1. An expansion joint assembly including fire barrier for disposition across an expansion void between expansible, adjoining first and second panel strutures, comprising:

an expansion joint including first and second brackets and guide members secured along first and second panel structures with guidebar means slidingly secured to said first and second panel structures and pivotally secured to said expansion cover to maintain the expansion cover in secure sliding engagement over said first and second bracket and guide members; a resilient ceramic felt sheet sealingly secured by said first and second bracket and guide members to extend between said first and second panel structures in spaced relationship from said expansion cover; and

a first refractory cloth sheet sealingly secured between said first and second panel structures and disposed generally contiguous to said ceramic felt sheet;

whereby the widths of said ceramic felt sheet and refractory cloth sheet is each markedly greater than the distance across the expansion void.

2. An expansion joint assembly and fire barrier as set forth in claim 1 which further includes:

a second refractory cloth sheet of markedly greater width than said expansion void sealingly secured between said first and second panel structures and disposed contiguous to said ceramic felt sheet on the opposite side from said first refractory cloth sheet.

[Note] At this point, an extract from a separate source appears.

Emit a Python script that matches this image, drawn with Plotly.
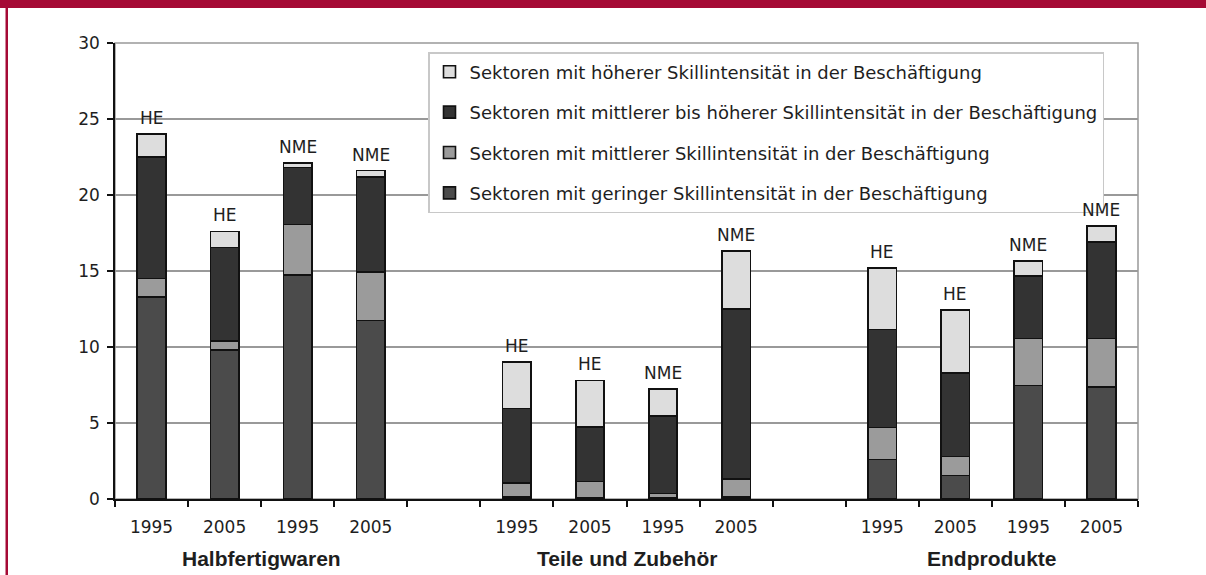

3. An expansion joint assembly and fire barrier as set forth in claim 1 which further includes:

at least one additional refractory cloth sheet of markedly greater width than said expansion void sealingly secured with said resilient ceramic felt sheet and first refractory cloth sheet but spaced therefrom to define a dead air space.

4. An expansion joint assembly and fire barrier as set forth in claim 1 wherein:

said refractory cloth is a silicon dioxide fabric.

5. An expansion joint assembly and fire barrier as set forth in claim 4 wherein:

said silicon dioxide fabric is coated with silicone rubber.

6. An expansion joint assembly and fire barrier as set forth in claim 1 wherein:

7. An expansion joint assembly and fire barrier as set forth in claim 6 wherein:

said alumina-silica fabric is coated with silicone rubber.